- Compilation edition
- Genre(s): Role-playing
- Developer(s): Silmarils
- Publisher(s): Silmarils
- Spin-offs: Amiga, Atari ST, Macintosh, MS-DOS

= Ishar =

Video game series

Ishar is a series of three role-playing video games by Silmarils for IBM PC compatibles, Amiga, Atari ST, and Macintosh. They are preceded by Crystals of Arborea. The games are played in first-person perspective, with all but Crystals of Arborea allowing the player to direct a group of five characters, each with a selectable race, gender, and class.

== Crystals of Arborea ==
Crystals of Arborea was published by Silmarils in 1991. It precedes Ishar both chronologically and by its gameplay. Morgoth, the main antagonist of Crystals of Arborea, is the father of Krogh, the one of Ishar: Legend of the Fortress.

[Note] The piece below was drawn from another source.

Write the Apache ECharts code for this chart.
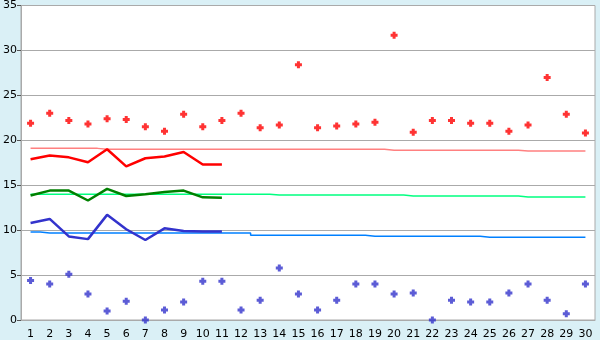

Moreover, most of the heroes of the game, Jarel's companions, can be met in Ishar or even in Ishar 2.

== Ishar: Legend of the Fortress ==

The first game in the series came out in 1992 on Amiga, Atari ST and DOS. It takes place on the island of Kendoria. At the beginning, the player controls a warrior called Aramir, and he must defeat Krogh, an evil sorcerer who has killed lord Jarel. The game takes its name from Krogh's fortress, Ishar, whose name means "unknown" in the game's fictional elf language. In order to achieve this, the player's characters must travel across the whole island and, among other things, meet with the surviving companions of Jarel.

== Ishar 2: Messengers of Doom ==

Ishar 2 was published in 1993 on Amiga, Atari ST and DOS. In Ishar 2, the player starts with the character of Zubaran, who is the new lord of Ishar. He receives a vision that tells him to defeat the sorcerer Shandar. It is also possible to import a party of characters from the first Ishar. The game now takes place on an archipelago, each island bearing the name of one of Jarel's companions. Each island also features a different type of landscape: Irvan's island is covered with swamps, Akeer's and Olbar's are underground complexes, Zach's island is covered by a city, Jon's is mountainous, and Thorm's has treetop gangways in a forest.

This game has a combat system that's more ergonomic than in the first Ishar, and a day-night cycle in which shops are closed at night and the nightclub is closed by day. It also adds a bank. Saving the game does not remove gold from the player anymore.

== Ishar 3: The Seven Gates of Infinity ==

Ishar 3 was published in 1994. The player starts with Zubaran or imports characters from another game of the series, and has to hunt the dragon of Sith. In order to do that, he needs to cross a series of gates, each one sending him to a different time period. Each period, like the islands of Ishar 2, has its own climate and type of landscape.

== Ishar 4: Ishar Genesis ==
A fourth game in the series, Ishar 4, was in development and announced in 1995 for the Atari Jaguar CD under the working title Ishar Genesis. It was intended for a December 1995 release but development was discontinued for unknown reasons. Former Silmarils programmer Cyril Cogordan stated that ideas created for the unreleased fourth installment were later implemented in Asghan: The Dragon Slayer, released three years later.